Dios te ama porque Dios es amor (1 Jn. 4, 8)
Hace un tiempo escuché la
historia de un padre de ocho hijos al cual fue a visitar un buen amigo. Los dos
hombres compartían un café entre conversaciones simpáticas sobre la política y
el tiempo que haría en su ciudad ese fin de semana. Entre risas y
trivialidades, de repente, al amigo de aquel padre le viene una pregunta a la
cabeza. Era una de esas preguntas que solo saben hacer los solteros y los que
no tienen prole, pero que son bienvenidas porque nos permiten hablar de lo que
tenemos en el corazón.
Pepe, tú tienes 8
hijos, con tantos hijos, todos con personalidades diferentes, aficiones
diferentes, gustos diferentes, seguro debes tener alguno que sea tu favorito…
Y Pepe se queda pensando un rato,
como escudriñando a cada hijo, buscando recuerdos en su memoria y le responde a
su amigo:
Bueno pues ya que
lo preguntas, está Marta, mi querida Martita, siempre tan responsable, pero lo
está pasando fatal, se está divorciando de su marido que le ha sido infiel —y con
cara de enamorado suspira— ¡ay mi
Marta!
Antes de acabar bien la frase
dice: ¡Ah y claro! Está Juan, mi pequeño
Juan, siempre ha tenido una personalidad melancólica, y ahora en el colegio le
hacen bullying, mi querido niño pequeño, como quisiera que entendiera lo
especial que es… ¡Ah! espera y Lucía, la del medio, es igualita a su madre, una
muñeca preciosa, ella siempre ha sido gordita, mi gordita, ahora se le ha
metido en la cabeza que es fea, si ella pudiera entender cómo la ven mis ojos…
Y también está Marcos…
Y así, poco a poco, y sin dejarse
ningún detalle, fue nombrando a cada uno de sus hijos, con sus luces y sus
sombras, con tanto amor en sus palabras. Al final, el amigo
entendió que Pepe tenía ocho hijos favoritos, que a todos los quería por igual —a cada uno desde su
necesidad— conociéndolos realmente, porque nadie conoce mejor a alguien
que sus propios padres.
Esta historia sencilla nos habla
del amor del Padre, quien no nos ama como a un rebaño, sino que conoce a cada
oveja por su nombre y nos ha pensado con exclusividad y con finura de detalle.

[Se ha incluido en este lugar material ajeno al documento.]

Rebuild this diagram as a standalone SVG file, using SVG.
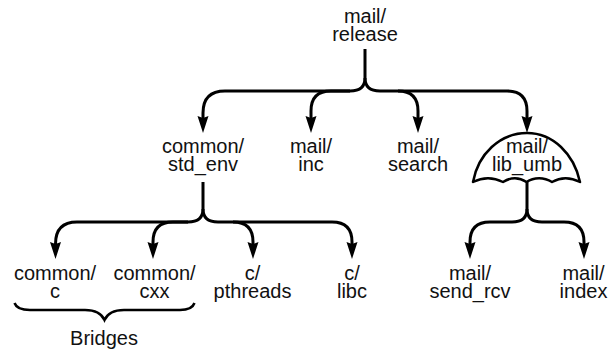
<svg xmlns="http://www.w3.org/2000/svg" width="608" height="352" viewBox="0 0 608 352">
<defs>
<style>
text{font-family:"Liberation Sans",Arial,sans-serif;font-size:20px;fill:#111;text-anchor:middle}
.c{fill:none;stroke:#000;stroke-width:3;stroke-linejoin:round}
.u{fill:#fff;stroke:#000;stroke-width:2.500;stroke-linejoin:round}
</style>
</defs>
<g id="connectors">
<path class="c" d="M365 49V78Q365 91 350 91H225Q203 91 203 113V118"/>
<path class="c" d="M350 91H331Q311 91 311 111V118"/>
<path class="c" d="M365 78Q365 91 380 91H398Q418 91 418 111V118"/>
<path class="c" d="M398 91H507Q527 91 527 111V118"/>
<path class="c" d="M203 182V209Q203 222 188 222H77Q55.500 222 55.500 244"/>
<path class="c" d="M188 222H173Q153 222 153 242V244"/>
<path class="c" d="M203 209Q203 222 218 222H233Q253 222 253 242V244"/>
<path class="c" d="M233 222H332Q352 222 352 242V244"/>
<path class="c" d="M527 182V209Q527 222 512 222H490Q470 222 470 242V244"/>
<path class="c" d="M527 209Q527 222 542 222H564Q584 222 584 242V244"/>
<g fill="#000">
<path d="M197.500 116L203 118L208.500 116L203 133Z"/>
<path d="M305.500 116L311 118L316.500 116L311 133Z"/>
<path d="M412.500 116L418 118L423.500 116L418 133Z"/>
<path d="M521.500 116L527 118L532.500 116L527 133Z"/>
<path d="M50 242L55.500 244L61 242L55.500 259Z"/>
<path d="M147.500 242L153 244L158.500 242L153 259Z"/>
<path d="M247.500 242L253 244L258.500 242L253 259Z"/>
<path d="M346.500 242L352 244L357.500 242L352 259Z"/>
<path d="M464.500 242L470 244L475.500 242L470 259Z"/>
<path d="M578.500 242L584 244L589.500 242L584 259Z"/>
</g>
</g>
<g id="root"><text x="365" y="23">mail/</text><text x="365" y="41">release</text></g>
<g id="common-std-env"><text x="203" y="153">common/</text><text x="203" y="171">std_env</text></g>
<g id="mail-inc"><text x="311" y="153">mail/</text><text x="311" y="171">inc</text></g>
<g id="mail-search"><text x="418" y="153">mail/</text><text x="418" y="171">search</text></g>
<g id="mail-lib-umb">
<path class="u" d="M473 182C478 154 500 133 527 133C553 133 574 154 580 182C570 177 561 177 552 182C544 177 534 177 526.500 182C519 177 511 177 503 182C493 177 483 177 473 182Z"/>
<text x="527" y="153">mail/</text><text x="527" y="171">lib_umb</text>
</g>
<g id="common-c"><text x="55" y="280">common/</text><text x="55" y="298">c</text></g>
<g id="common-cxx"><text x="154.500" y="280">common/</text><text x="154.500" y="298">cxx</text></g>
<g id="c-pthreads"><text x="252.500" y="280">c/</text><text x="252.500" y="298">pthreads</text></g>
<g id="c-libc"><text x="352" y="280">c/</text><text x="352" y="298">libc</text></g>
<g id="mail-send-rcv"><text x="470" y="280">mail/</text><text x="470" y="298">send_rcv</text></g>
<g id="mail-index"><text x="583.500" y="280">mail/</text><text x="583.500" y="298">index</text></g>
<g id="bridges">
<path d="M14.500 303Q17 310 30 310H85Q100 310 104.500 320Q109 310 124 310H180Q192 310 194.500 303" fill="none" stroke="#000" stroke-width="2.500"/>
<text x="104" y="345">Bridges</text>
</g>
</svg>
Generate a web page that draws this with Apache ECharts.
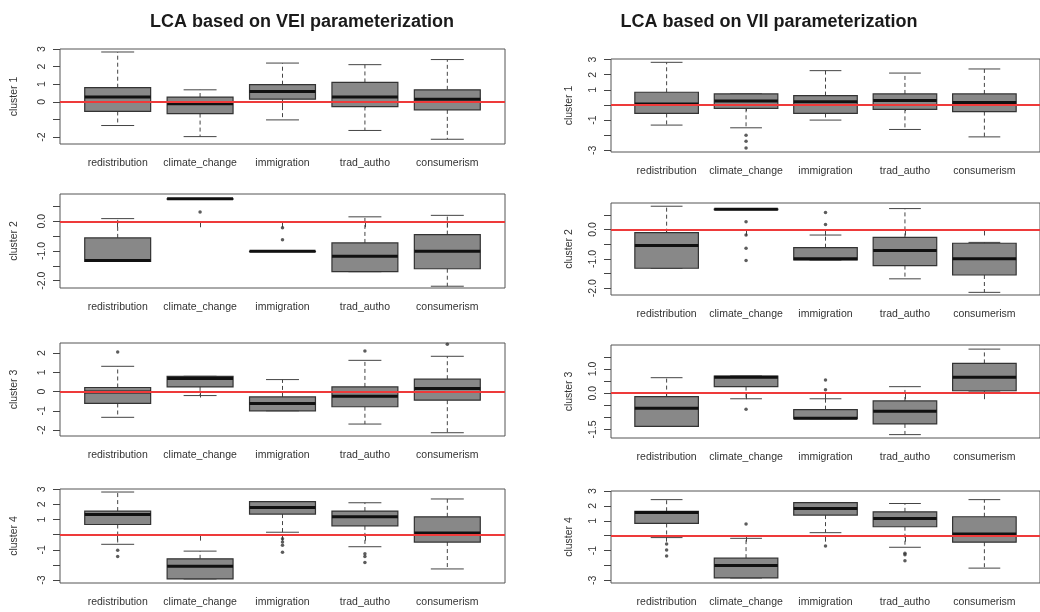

Últimamente, me he encontrado en
muchos sitios con la necesidad que tenemos en la Iglesia de que nos recuerden
este amor único. A veces me da la impresión de que predicamos mucho el
sacrificio y el sacar músculo, y nos olvidamos del amor incondicional de
Dios. Ese que lo da todo, ese amor que transforma la vida y nos quita de
encima un gran peso. Esa seguridad de sentirnos queridos es lo que nos hace
crecer y afianzarnos en la fe. Sin la certeza de este amor, nos puede pasar que acabemos rezando a un Dios Ikea y no al Dios
vivo que conoce nuestro nombre.
Sí, un Dios Ikea,
alimentado por la falsa creencia de que somos creados en serie como una
interminable producción de seres humanos, y no como seres únicos —soñados
y pensados con detalle y delicadeza— formados con sumo cuidado en el
vientre de nuestra madre.
Jeremías 1, 5 dice: “Antes de que yo te formara en
el vientre de tu madre, ya te conocía. Antes de que nacieras, ya te había
elegido…”
No, nuestro Dios no nos
ha creado en serie; nos ha creado en serio. No somos el producto del azar,
sino la delicada creación de un Padre que se ha tomado el tiempo de otorgarnos
a cada uno un nombre eterno, una personalidad única, que se ha deleitado en
pensar en nuestras rarezas y particularidades —eso que nos hace ser
quienes somos— y que tiene un plan
exclusivo y perfecto para cada uno de sus hijos.
En Isaías 49, 16 se nos habla
sobre un Dios que nos lleva tatuados en las palmas de sus manos. Sí, tatuados
como una marca indeleble, imborrable, porque el pacto de amor que tiene
con nosotros es eterno y es único. Tan
único como la marca de tinta que hace un tatuador, que es exclusiva porque es
imposible hacerla en serie, pues siempre habrá una línea o un punto diferente
al anterior, porque es la creación de un artista.
Quizás sea buen momento para
volver a mirar hacia arriba, como niños pequeños que miran a su Papá y que
extienden sus manos para que los alcen en brazos. Porque, ¿qué lugar hay más seguro que los brazos de Papá, que nos conoce y que
nos quiere a cada uno tal y como somos, con nuestras luces y con nuestras
sombras?
“Con amor eterno te he amado y por eso te sigo mostrando mi fiel amor” (Jer 31, 3).